_SET PROBLEM:_ Below is a listing; write it out exactly and drop any images from it.

※ ※ ※

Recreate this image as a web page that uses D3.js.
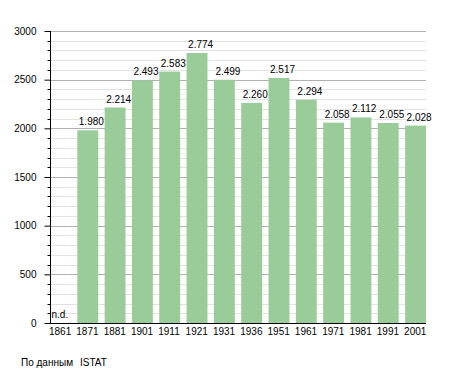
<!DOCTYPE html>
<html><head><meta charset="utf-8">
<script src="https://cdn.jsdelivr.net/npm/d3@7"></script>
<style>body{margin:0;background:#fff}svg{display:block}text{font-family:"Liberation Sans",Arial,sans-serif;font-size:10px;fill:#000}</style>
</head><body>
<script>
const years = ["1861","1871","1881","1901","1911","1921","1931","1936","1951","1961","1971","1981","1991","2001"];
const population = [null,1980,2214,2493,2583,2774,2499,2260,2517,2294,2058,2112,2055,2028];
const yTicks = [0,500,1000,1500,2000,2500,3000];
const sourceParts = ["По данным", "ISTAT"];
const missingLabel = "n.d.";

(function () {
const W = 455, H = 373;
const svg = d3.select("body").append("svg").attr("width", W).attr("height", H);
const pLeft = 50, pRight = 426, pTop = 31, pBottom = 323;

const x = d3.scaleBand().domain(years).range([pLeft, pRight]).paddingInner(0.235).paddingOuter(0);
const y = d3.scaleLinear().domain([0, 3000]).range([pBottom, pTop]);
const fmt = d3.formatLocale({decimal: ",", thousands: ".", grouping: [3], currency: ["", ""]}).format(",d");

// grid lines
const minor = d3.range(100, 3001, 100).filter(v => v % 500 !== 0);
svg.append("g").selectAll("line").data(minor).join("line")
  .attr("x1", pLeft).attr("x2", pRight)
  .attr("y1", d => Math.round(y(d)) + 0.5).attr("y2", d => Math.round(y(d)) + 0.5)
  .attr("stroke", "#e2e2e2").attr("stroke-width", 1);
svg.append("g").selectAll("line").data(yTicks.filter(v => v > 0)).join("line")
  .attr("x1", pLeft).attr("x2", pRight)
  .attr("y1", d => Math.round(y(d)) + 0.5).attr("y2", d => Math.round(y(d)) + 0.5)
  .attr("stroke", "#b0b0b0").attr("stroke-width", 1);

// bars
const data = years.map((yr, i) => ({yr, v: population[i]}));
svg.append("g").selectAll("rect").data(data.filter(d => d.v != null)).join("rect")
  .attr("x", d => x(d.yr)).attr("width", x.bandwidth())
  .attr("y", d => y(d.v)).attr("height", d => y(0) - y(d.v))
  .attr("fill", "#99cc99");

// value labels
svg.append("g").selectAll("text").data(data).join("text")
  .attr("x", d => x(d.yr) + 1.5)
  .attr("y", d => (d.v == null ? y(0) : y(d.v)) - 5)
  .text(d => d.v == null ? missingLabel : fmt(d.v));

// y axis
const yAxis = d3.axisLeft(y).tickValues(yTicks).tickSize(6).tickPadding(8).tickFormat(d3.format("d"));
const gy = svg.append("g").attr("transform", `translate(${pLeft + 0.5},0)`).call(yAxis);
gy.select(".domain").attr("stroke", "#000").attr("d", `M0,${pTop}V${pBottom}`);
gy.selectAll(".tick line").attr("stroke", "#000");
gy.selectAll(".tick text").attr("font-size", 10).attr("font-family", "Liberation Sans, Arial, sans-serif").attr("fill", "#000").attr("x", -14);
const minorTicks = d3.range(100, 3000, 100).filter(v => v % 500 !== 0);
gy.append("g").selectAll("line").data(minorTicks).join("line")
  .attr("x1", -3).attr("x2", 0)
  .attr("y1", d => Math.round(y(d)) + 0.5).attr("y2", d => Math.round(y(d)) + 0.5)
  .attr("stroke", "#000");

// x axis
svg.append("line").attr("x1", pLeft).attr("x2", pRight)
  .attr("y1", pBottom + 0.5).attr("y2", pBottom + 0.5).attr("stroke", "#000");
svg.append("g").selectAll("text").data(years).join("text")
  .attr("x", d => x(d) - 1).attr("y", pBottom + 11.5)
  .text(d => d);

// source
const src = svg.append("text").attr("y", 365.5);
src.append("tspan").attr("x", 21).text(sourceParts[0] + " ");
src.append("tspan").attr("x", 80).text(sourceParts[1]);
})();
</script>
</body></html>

※ ※ ※

_SOLUTION TO THIS EXERCISE:_
Recreate this image as a web page that uses D3.js.
<!DOCTYPE html>
<html><head><meta charset="utf-8">
<script src="https://cdn.jsdelivr.net/npm/d3@7"></script>
<style>body{margin:0;background:#fff}svg{display:block}text{font-family:"Liberation Sans",Arial,sans-serif;font-size:10px;fill:#000}</style>
</head><body>
<script>
const years = ["1861","1871","1881","1901","1911","1921","1931","1936","1951","1961","1971","1981","1991","2001"];
const population = [null,1980,2214,2493,2583,2774,2499,2260,2517,2294,2058,2112,2055,2028];
const yTicks = [0,500,1000,1500,2000,2500,3000];
const sourceParts = ["По данным", "ISTAT"];
const missingLabel = "n.d.";

(function () {
const W = 455, H = 373;
const svg = d3.select("body").append("svg").attr("width", W).attr("height", H);
const pLeft = 50, pRight = 426, pTop = 31, pBottom = 323;

const x = d3.scaleBand().domain(years).range([pLeft, pRight]).paddingInner(0.235).paddingOuter(0);
const y = d3.scaleLinear().domain([0, 3000]).range([pBottom, pTop]);
const fmt = d3.formatLocale({decimal: ",", thousands: ".", grouping: [3], currency: ["", ""]}).format(",d");

// grid lines
const minor = d3.range(100, 3001, 100).filter(v => v % 500 !== 0);
svg.append("g").selectAll("line").data(minor).join("line")
  .attr("x1", pLeft).attr("x2", pRight)
  .attr("y1", d => Math.round(y(d)) + 0.5).attr("y2", d => Math.round(y(d)) + 0.5)
  .attr("stroke", "#e2e2e2").attr("stroke-width", 1);
svg.append("g").selectAll("line").data(yTicks.filter(v => v > 0)).join("line")
  .attr("x1", pLeft).attr("x2", pRight)
  .attr("y1", d => Math.round(y(d)) + 0.5).attr("y2", d => Math.round(y(d)) + 0.5)
  .attr("stroke", "#b0b0b0").attr("stroke-width", 1);

// bars
const data = years.map((yr, i) => ({yr, v: population[i]}));
svg.append("g").selectAll("rect").data(data.filter(d => d.v != null)).join("rect")
  .attr("x", d => x(d.yr)).attr("width", x.bandwidth())
  .attr("y", d => y(d.v)).attr("height", d => y(0) - y(d.v))
  .attr("fill", "#99cc99");

// value labels
svg.append("g").selectAll("text").data(data).join("text")
  .attr("x", d => x(d.yr) + 1.5)
  .attr("y", d => (d.v == null ? y(0) : y(d.v)) - 5)
  .text(d => d.v == null ? missingLabel : fmt(d.v));

// y axis
const yAxis = d3.axisLeft(y).tickValues(yTicks).tickSize(6).tickPadding(8).tickFormat(d3.format("d"));
const gy = svg.append("g").attr("transform", `translate(${pLeft + 0.5},0)`).call(yAxis);
gy.select(".domain").attr("stroke", "#000").attr("d", `M0,${pTop}V${pBottom}`);
gy.selectAll(".tick line").attr("stroke", "#000");
gy.selectAll(".tick text").attr("font-size", 10).attr("font-family", "Liberation Sans, Arial, sans-serif").attr("fill", "#000").attr("x", -14);
const minorTicks = d3.range(100, 3000, 100).filter(v => v % 500 !== 0);
gy.append("g").selectAll("line").data(minorTicks).join("line")
  .attr("x1", -3).attr("x2", 0)
  .attr("y1", d => Math.round(y(d)) + 0.5).attr("y2", d => Math.round(y(d)) + 0.5)
  .attr("stroke", "#000");

// x axis
svg.append("line").attr("x1", pLeft).attr("x2", pRight)
  .attr("y1", pBottom + 0.5).attr("y2", pBottom + 0.5).attr("stroke", "#000");
svg.append("g").selectAll("text").data(years).join("text")
  .attr("x", d => x(d) - 1).attr("y", pBottom + 11.5)
  .text(d => d);

// source
const src = svg.append("text").attr("y", 365.5);
src.append("tspan").attr("x", 21).text(sourceParts[0] + " ");
src.append("tspan").attr("x", 80).text(sourceParts[1]);
})();
</script>
</body></html>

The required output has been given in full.